Pure Regular Expression Engines and Literal Clusters

Hans Åberg via Unicode unicode at unicode.org
Mon Oct 14 08:08:01 CDT 2019



> On 14 Oct 2019, at 02:10, Richard Wordingham via Unicode <unicode at unicode.org> wrote:
> 
> On Mon, 14 Oct 2019 00:22:36 +0200
> Hans Åberg via Unicode <unicode at unicode.org> wrote:
> 
>>> On 13 Oct 2019, at 23:54, Richard Wordingham via Unicode
>>> <unicode at unicode.org> wrote:
> 
>>> Besides invalidating complexity metrics, the issue was what \p{Lu}
>>> should match.  For example, with PCRE syntax, GNU grep Version 2.25
>>> \p{Lu} matches U+0100 but not <A, U+0300>.  When I'm respecting
>>> canonical equivalence, I want both to match [:Lu:], and that's what
>>> I do. [:Lu:] can then match a sequence of up to 4 NFD characters.  
> 
>> Hopefully some experts here can tune in, explaining exactly what
>> regular expressions they have in mind.
> 
> The best indication lies at
> https://www.unicode.org/reports/tr18/tr18-13.html#Canonical_Equivalents

The certificate has expired, one day ago, risking to steal personal and financial information says the browser, refusing to load it. So one has to load the totally insecure HTTP page for risk of creating a mayhem on the computer. :-)

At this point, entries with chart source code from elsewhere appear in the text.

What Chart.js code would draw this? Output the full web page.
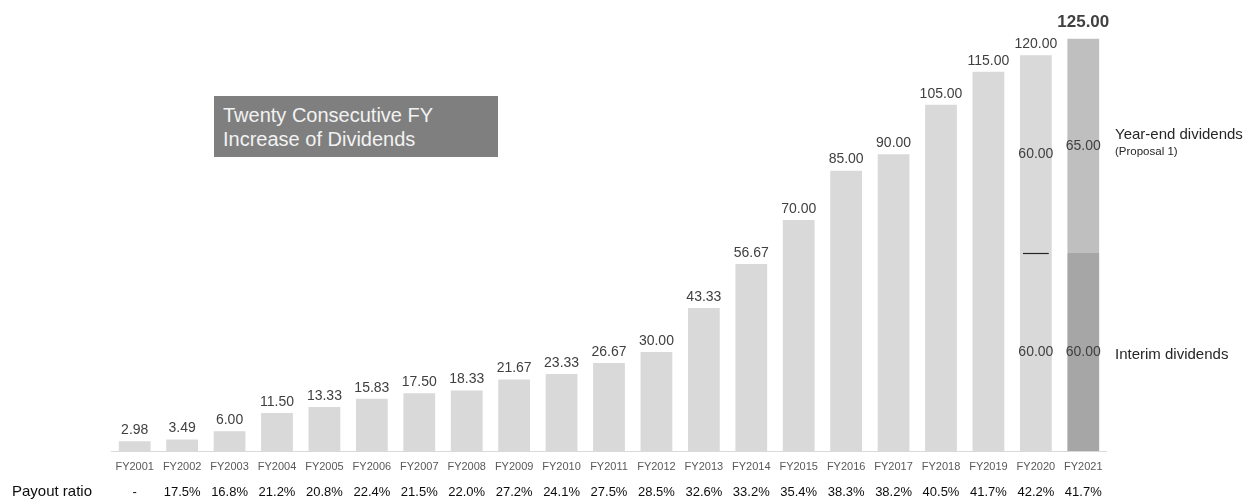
<!DOCTYPE html>
<html>
<head>
<meta charset="utf-8">
<script src="https://cdn.jsdelivr.net/npm/chart.js@4.4.1/dist/chart.umd.min.js"></script>
<style>
  html, body { margin: 0; padding: 0; background: #fff; }
  #wrap { position: relative; width: 1247px; height: 502px; }
  #note {
    position: absolute; left: 214px; top: 96px; width: 284px; height: 61px;
    background: #7f7f7f; color: #f2f2f2;
    font: 20px "Liberation Sans", Arial, sans-serif; line-height: 24px;
    padding: 7px 0 0 9px; box-sizing: border-box; white-space: nowrap;
  }
</style>
</head>
<body>
<div id="wrap">
  <canvas id="chart" width="1247" height="502"></canvas>
  <div id="note">Twenty Consecutive FY<br>Increase of Dividends</div>
</div>
<script>
// ======= Data =======
const categories = ["FY2001","FY2002","FY2003","FY2004","FY2005","FY2006","FY2007",
  "FY2008","FY2009","FY2010","FY2011","FY2012","FY2013","FY2014","FY2015","FY2016",
  "FY2017","FY2018","FY2019","FY2020","FY2021"];
const totals = [2.98, 3.49, 6.00, 11.50, 13.33, 15.83, 17.50, 18.33, 21.67, 23.33, 26.67,
  30.00, 43.33, 56.67, 70.00, 85.00, 90.00, 105.00, 115.00, 120.00, 125.00];
// split into interim / year-end only for the last two years
const interim = [null,null,null,null,null,null,null,null,null,null,null,null,null,null,null,null,null,null,null, 60, 60];
const yearEnd = [null,null,null,null,null,null,null,null,null,null,null,null,null,null,null,null,null,null,null, 60, 65];
const payout = ["-","17.5%","16.8%","21.2%","20.8%","22.4%","21.5%","22.0%","27.2%","24.1%",
  "27.5%","28.5%","32.6%","33.2%","35.4%","38.3%","38.2%","40.5%","41.7%","42.2%","41.7%"];

const annual = totals.map((v, i) => interim[i] == null ? v : null);
const FONT = '"Liberation Sans", Arial, sans-serif';

// ======= Labels plugin =======
const labelsPlugin = {
  id: "labels",
  afterDatasetsDraw(chart) {
    const { ctx, scales: { x, y }, chartArea } = chart;
    ctx.save();
    ctx.textAlign = "center";

    // values on top of bars
    totals.forEach((v, i) => {
      const cx = x.getPixelForValue(i);
      const top = y.getPixelForValue(v);
      const last = i === totals.length - 1;
      ctx.font = (last ? "bold 17px " : "14px ") + FONT;
      ctx.fillStyle = "#404040";
      ctx.textBaseline = "bottom";
      ctx.fillText(v.toFixed(2), cx, top - (last ? 8 : 4));
    });

    // values inside split bars
    ctx.font = "14px " + FONT;
    ctx.textBaseline = "middle";
    interim.forEach((v, i) => {
      if (v == null) return;
      const cx = x.getPixelForValue(i);
      ctx.fillStyle = "#404040";
      ctx.fillText(v.toFixed(2), cx, (y.getPixelForValue(0) + y.getPixelForValue(v)) / 2);
      const ye = yearEnd[i];
      ctx.fillText(ye.toFixed(2), cx, (y.getPixelForValue(v) + y.getPixelForValue(v + ye)) / 2);
    });

    // divider line on FY2020
    const bar = chart.getDatasetMeta(1).data[19];
    if (bar) {
      const half = bar.width / 2 - 3;
      const ly = Math.round(y.getPixelForValue(interim[19])) + 0.5;
      ctx.strokeStyle = "#262626";
      ctx.lineWidth = 1.2;
      ctx.beginPath();
      ctx.moveTo(bar.x - half, ly);
      ctx.lineTo(bar.x + half, ly);
      ctx.stroke();
    }

    // baseline
    const base = Math.round(y.getPixelForValue(0)) + 0.5;
    ctx.strokeStyle = "#d9d9d9";
    ctx.lineWidth = 1;
    ctx.beginPath();
    ctx.moveTo(chartArea.left, base);
    ctx.lineTo(chartArea.right, base);
    ctx.stroke();

    // category labels
    ctx.font = "11px " + FONT;
    ctx.fillStyle = "#595959";
    categories.forEach((c, i) => ctx.fillText(c, x.getPixelForValue(i), 467));

    // payout ratio row
    ctx.font = "13px " + FONT;
    ctx.fillStyle = "#0d0d0d";
    payout.forEach((p, i) => ctx.fillText(p, x.getPixelForValue(i), 492));
    ctx.textAlign = "left";
    ctx.font = "15px " + FONT;
    ctx.fillText("Payout ratio", 12, 492);

    // legend texts on the right
    const lx = chartArea.right + 8;
    ctx.fillStyle = "#262626";
    ctx.font = "15px " + FONT;
    ctx.fillText("Year-end dividends", lx, 135);
    ctx.font = "11.5px " + FONT;
    ctx.fillText("(Proposal 1)", lx, 152);
    ctx.font = "15px " + FONT;
    ctx.fillText("Interim dividends", lx, 355);

    ctx.restore();
  }
};

// ======= Chart =======
new Chart(document.getElementById("chart"), {
  type: "bar",
  data: {
    labels: categories,
    datasets: [
      { label: "Annual", data: annual, backgroundColor: "#d9d9d9" },
      { label: "Interim", data: interim,
        backgroundColor: interim.map((v, i) => i === 20 ? "#a6a6a6" : "#d9d9d9") },
      { label: "Year-end", data: yearEnd,
        backgroundColor: yearEnd.map((v, i) => i === 20 ? "#bfbfbf" : "#d9d9d9") }
    ]
  },
  options: {
    responsive: false,
    animation: false,
    layout: { padding: { left: 111, right: 140, top: 9, bottom: 51 } },
    datasets: { bar: { barPercentage: 0.67, categoryPercentage: 1, borderWidth: 0 } },
    plugins: { legend: { display: false }, tooltip: { enabled: false } },
    scales: {
      x: { stacked: true, display: false },
      y: { stacked: true, display: false, min: 0, max: 134 }
    }
  },
  plugins: [labelsPlugin]
});
</script>
</body>
</html>
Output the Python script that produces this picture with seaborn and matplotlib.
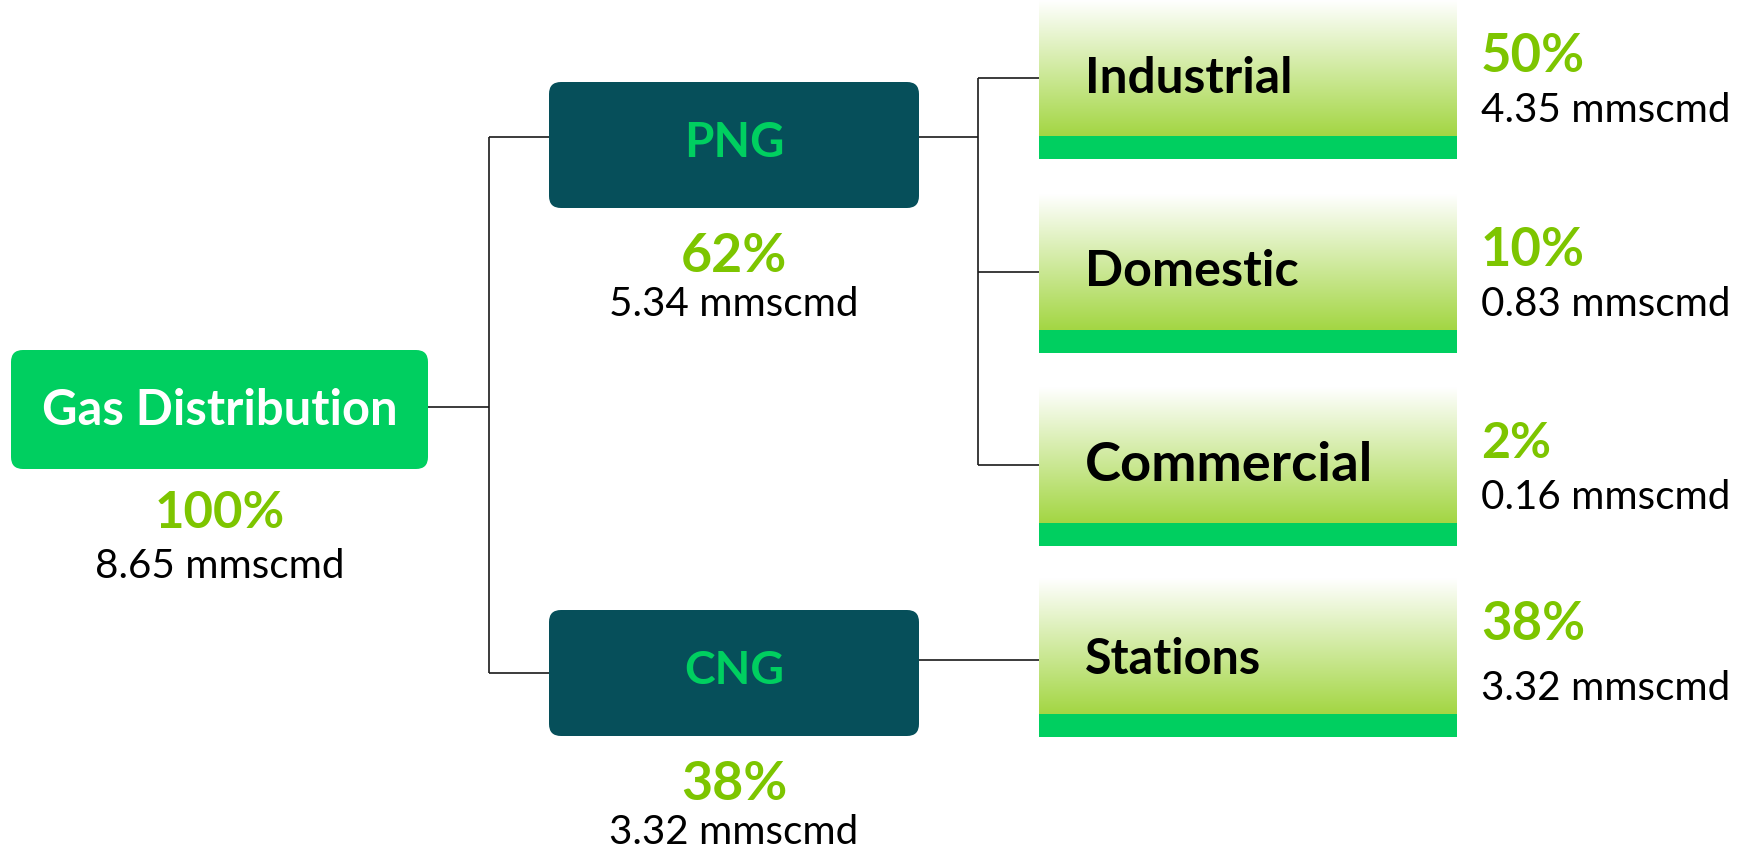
import numpy as np
import matplotlib
matplotlib.use("Agg")
import matplotlib.pyplot as plt
from matplotlib.patches import FancyBboxPatch, Rectangle
from matplotlib.colors import LinearSegmentedColormap
import seaborn as sns

# Chart data
root_label = "Gas Distribution"
root_share = 100
root_volume = 8.65

branch_labels = ["PNG", "CNG"]
branch_shares = [62, 38]
branch_volumes = [5.34, 3.32]

leaf_labels = ["Industrial", "Domestic", "Commercial", "Stations"]
leaf_parents = ["PNG", "PNG", "PNG", "CNG"]
leaf_shares = [50, 10, 2, 38]
leaf_volumes = [4.35, 0.83, 0.16, 3.32]

# Colours
GREEN = "#00cf60"
TEAL = "#064f5a"
PCT_GREEN = "#7dc500"
LEAF_BOTTOM = "#a3d643"

sns.set_theme(style="white")
plt.rcParams["font.family"] = ["Lato", "DejaVu Sans"]

W, H = 1742, 850
fig = plt.figure(figsize=(W / 100, H / 100), dpi=100)
ax = fig.add_axes([0, 0, 1, 1])
ax.set_xlim(0, W)
ax.set_ylim(H, 0)
ax.axis("off")
renderer = fig.canvas.get_renderer()


def fit_text(x, y, s, width, ha="center", **kw):
    # size the text so it spans roughly the width seen in the reference
    t = ax.text(x, y, s, ha=ha, va="center", fontsize=30, **kw)
    bb = t.get_window_extent(renderer)
    t.set_fontsize(30 * width / bb.width)
    return t


def vol_text(v):
    return f"{v:.2f} mmscmd"


def rbox(x0, y0, x1, y1, color):
    ax.add_patch(FancyBboxPatch((x0, y0), x1 - x0, y1 - y0,
                                boxstyle="round,pad=0,rounding_size=12",
                                fc=color, ec="none", zorder=2))


line_kw = dict(color="#1a1a1a", lw=1.2, zorder=1, solid_capstyle="butt")

# Root node
rbox(11, 350, 428, 469, GREEN)
fit_text(220, 410, root_label, 355, color="white", fontweight="bold")
fit_text(220, 514, f"{root_share}%", 130, color=PCT_GREEN, fontweight="bold")
fit_text(220, 566, vol_text(root_volume), 249, color="black")

# Branch nodes
branch_y = {"PNG": (82, 208), "CNG": (610, 736)}
branch_line_y = {"PNG": 137, "CNG": 673}
for lab, share, vol in zip(branch_labels, branch_shares, branch_volumes):
    y0, y1 = branch_y[lab]
    rbox(549, y0, 919, y1, TEAL)
    fit_text(734, (y0 + y1) / 2 - 2, lab, 100, color=GREEN, fontweight="bold")
    fit_text(734, y1 + 48, f"{share}%", 106, color=PCT_GREEN, fontweight="bold")
    fit_text(734, y1 + 96, vol_text(vol), 249, color="black")

# root connectors
ax.plot([428, 489], [407, 407], **line_kw)
ax.plot([489, 489], [branch_line_y["PNG"], branch_line_y["CNG"]], **line_kw)
for lab in branch_labels:
    ax.plot([489, 549], [branch_line_y[lab]] * 2, **line_kw)

# Leaf nodes
leaf_tops = [0, 194, 387, 578]
leaf_text_w = [207, 214, 288, 176]
grad = LinearSegmentedColormap.from_list("leaf", ["#ffffff", LEAF_BOTTOM])
gradient = np.linspace(0, 1, 256).reshape(-1, 1)
lx0, lx1 = 1039, 1457
for i, (lab, par, share, vol) in enumerate(zip(leaf_labels, leaf_parents,
                                                leaf_shares, leaf_volumes)):
    top = leaf_tops[i]
    band = top + 136
    ax.imshow(gradient, cmap=grad, extent=[lx0, lx1, band, top],
              aspect="auto", zorder=2, interpolation="bilinear")
    ax.add_patch(Rectangle((lx0, band), lx1 - lx0, 23, fc=GREEN, ec="none", zorder=2))
    ty = top + 78 if lab != "Stations" else top + 82
    fit_text(1085, ty, lab, leaf_text_w[i], ha="left", color="black",
             fontweight="bold")
    if lab == "Stations":
        py, vy = top + 46, top + 111
    else:
        py, vy = top + 56, top + 110
    fit_text(1481, py, f"{share}%", 104 if share >= 10 else 70, ha="left",
             color=PCT_GREEN, fontweight="bold")
    fit_text(1481, vy, vol_text(vol), 249, ha="left", color="black")
    ax.plot([978 if par == "PNG" else 919, lx0], [ty, ty], **line_kw)

# PNG to leaf connectors
ax.plot([919, 978], [137, 137], **line_kw)
ax.plot([978, 978], [leaf_tops[0] + 78, leaf_tops[2] + 78], **line_kw)

ax.set_xlim(0, W)
ax.set_ylim(H, 0)
fig.savefig("out.png", dpi=100, facecolor="white")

> (2008), which is the last version before support for canonical
> equivalence was dropped as a requirement.

As said there, one might add all the equivalents if one can find them. Alternatively, one could normalize the regex and the string, keeping track of the translation boundaries on the string so that it can be translated back to a match on the original string if called for.